(Bloomberg) -- Traders repricing rate-hike bets after the Federal Reserve’s hawkish stance this week are not going far enough, according to bond veteran Said Haidar.

Money market traders have priced in nearly five five full quarter-point hikes this year, up from three in December. Yet investors still sees the funds rate topping out at around 1.75% -- below the Fed’s own projections -- and suggest traders remain reluctant to price in more tightening after being burned on such trades in the past, the global macro hedge fund manager said. 

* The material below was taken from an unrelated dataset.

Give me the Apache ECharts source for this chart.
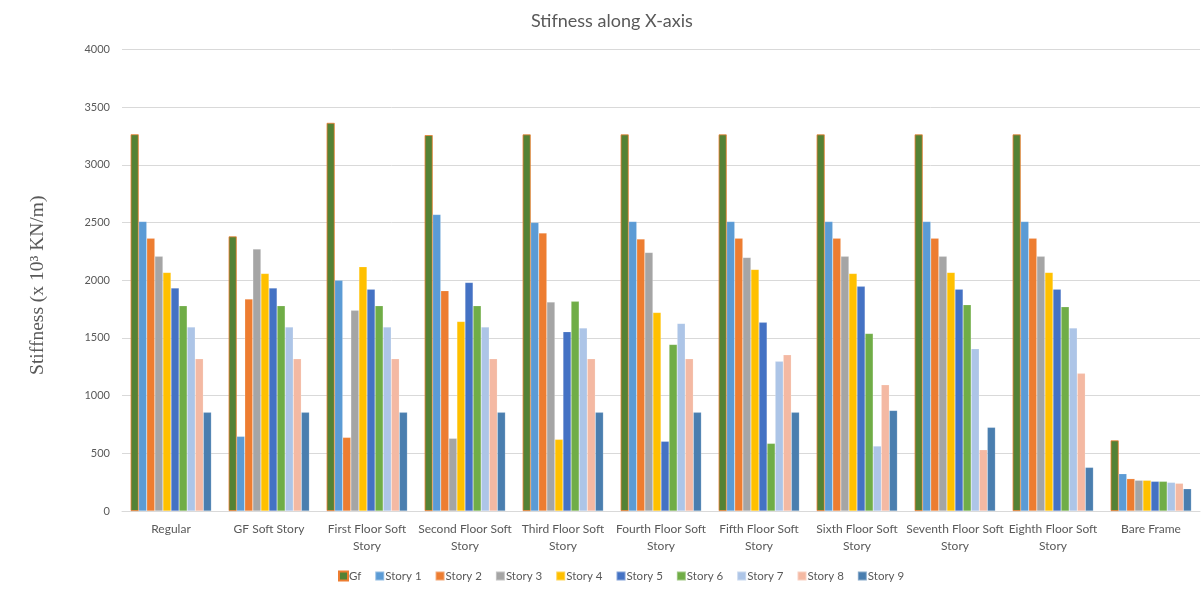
<!DOCTYPE html>
<html>
<head>
<meta charset="utf-8">
<title>Stifness along X-axis</title>
<script src="https://cdn.jsdelivr.net/npm/echarts@6/dist/echarts.min.js"></script>
<style>
  html, body { margin: 0; padding: 0; background: #fff; }
  #chart { width: 1203px; height: 592px; }
</style>
</head>
<body>
<div id="chart"></div>
<script>
// Building configurations (x-axis categories)
const categories = [
  'Regular', 'GF Soft Story', 'First Floor Soft\nStory', 'Second Floor Soft\nStory',
  'Third Floor Soft\nStory', 'Fourth Floor Soft\nStory', 'Fifth Floor Soft\nStory',
  'Sixth Floor Soft\nStory', 'Seventh Floor Soft\nStory', 'Eighth Floor Soft\nStory', 'Bare Frame'
];

// Story stiffness values (x10^3 KN/m), one array per story
const gf     = [3265, 2380, 3364, 3258, 3264, 3264, 3264, 3264, 3264, 3264, 612];
const story1 = [2510,  647, 1999, 2570, 2501, 2510, 2510, 2510, 2510, 2510, 323];
const story2 = [2365, 1837,  638, 1909, 2409, 2357, 2365, 2365, 2365, 2365, 280];
const story3 = [2207, 2270, 1739,  630, 1811, 2241, 2198, 2207, 2207, 2207, 266];
const story4 = [2068, 2059, 2117, 1643,  621, 1721, 2094, 2059, 2068, 2068, 266];
const story5 = [1932, 1932, 1923, 1981, 1554,  604, 1635, 1947, 1923, 1923, 257];
const story6 = [1779, 1779, 1779, 1779, 1817, 1444,  586, 1539, 1788, 1770, 257];
const story7 = [1594, 1594, 1594, 1594, 1586, 1626, 1297,  563, 1406, 1586, 248];
const story8 = [1320, 1320, 1320, 1320, 1320, 1320, 1354, 1094,  531, 1193, 240];
const story9 = [ 855,  855,  855,  855,  855,  855,  855,  872,  725,  378, 193];

// Y-axis ticks
const yMin = 0, yMax = 4000, yStep = 500;

const seriesDefs = [
  { name: 'Gf',      data: gf,     color: '#548235', border: '#ED7D31' },
  { name: 'Story 1', data: story1, color: '#5B9BD5' },
  { name: 'Story 2', data: story2, color: '#ED7D31' },
  { name: 'Story 3', data: story3, color: '#A5A5A5' },
  { name: 'Story 4', data: story4, color: '#FFC000' },
  { name: 'Story 5', data: story5, color: '#4472C4' },
  { name: 'Story 6', data: story6, color: '#70AD47' },
  { name: 'Story 7', data: story7, color: '#ADC5E7' },
  { name: 'Story 8', data: story8, color: '#F4B9A3' },
  { name: 'Story 9', data: story9, color: '#4A7EAF' }
];

const textColor = '#595959';
const font = 'Lato, "Open Sans", sans-serif';

const chart = echarts.init(document.getElementById('chart'), null, { renderer: 'canvas' });

chart.setOption({
  animation: false,
  backgroundColor: '#ffffff',
  title: {
    text: 'Stifness along X-axis',
    left: 526,
    top: 7,
    textStyle: { color: textColor, fontFamily: font, fontSize: 18, fontWeight: 'normal' }
  },
  legend: {
    bottom: 5,
    left: 333,
    itemWidth: 9,
    itemHeight: 9,
    itemGap: 13,
    icon: 'rect',
    textStyle: { color: textColor, fontFamily: font, fontSize: 11.5, padding: [0, 0, 0, -4] },
    data: seriesDefs.map(s => s.name)
  },
  grid: { left: 122, right: 3, top: 49.5, bottom: 81, containLabel: false },
  xAxis: {
    type: 'category',
    data: categories,
    axisLine: { lineStyle: { color: '#D9D9D9', width: 1 } },
    axisTick: { show: false },
    axisLabel: {
      color: textColor, fontFamily: font, fontSize: 12, margin: 10,
      lineHeight: 17, interval: 0
    }
  },
  yAxis: {
    type: 'value',
    min: yMin,
    max: yMax,
    interval: yStep,
    name: 'Stiffness (x 10³ KN/m)',
    nameLocation: 'middle',
    nameGap: 74,
    nameTextStyle: { color: textColor, fontFamily: '"Liberation Serif", serif', fontSize: 19.5, padding: [0, 10, 0, 0] },
    axisLine: { show: false },
    axisTick: { show: false },
    axisLabel: {
      color: textColor, fontFamily: font, fontSize: 11, margin: 12,
      formatter: v => String(v)
    },
    splitLine: { lineStyle: { color: '#D9D9D9', width: 1 } }
  },
  series: seriesDefs.map(s => ({
    name: s.name,
    type: 'bar',
    data: s.data,
    barGap: '0%',
    barCategoryGap: '17.6%',
    itemStyle: {
      color: s.color,
      borderColor: s.border || 'rgba(255,255,255,0.35)',
      borderWidth: s.border ? 0.8 : 0.5
    }
  }))
});
</script>
</body>
</html>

“If you go in a time machine back to 1985, and you show somebody the current economic conditions, they would say, ‘Wow, the Fed funds rate should be like 7 or 8%’,” the chief investment officer of Haidar Capital Management said in a phone interview. “Maybe we’re only going to get to 4% or something. But we’re going to get more than 1.75%.”

This disconnect with fundamentals -- as Haidar sees it -- captures two of the biggest crosscurrents in markets. U.S. investors are up against the fastest pace of inflation in nearly 40 years, which makes the case for an end to loose financial conditions that were appropriate during the depths of the pandemic. But those looking to bet on a zealous tightening cycle risk getting caught wrong footed, because the recovery could prove less resilient than anticipated.

Signs of unease are already showing up across global rates markets. In the U.S., traders see the policy rate peaking in two years’ time before dipping again. The positioning is more pronounced in the U.K., where rates start falling off in about 18 months’ time. For some, it’s shows the market is beginning to account for a possible policy error that could force central bank to reverse course. 

“People aren’t willing to price these things because since the global financial crisis everyone who went short on the front end lost money,” he said. “You can’t fight the market, you can’t get super short and then have the market rally endlessly on you.” 

Painful incidents included a stop-start hiking cycle in the U.S. between 2015 and 2016, and failed bets on the Bank of England raising rates in 2014. More recently, the BOE foiled traders in its preparation to start tightening, catching the market off-guard after policy makers opted not to raise rates in November. 

Haidar founded Haidar Capital in 1997. He previously worked at Credit Suisse First Boston and Lehman Brothers.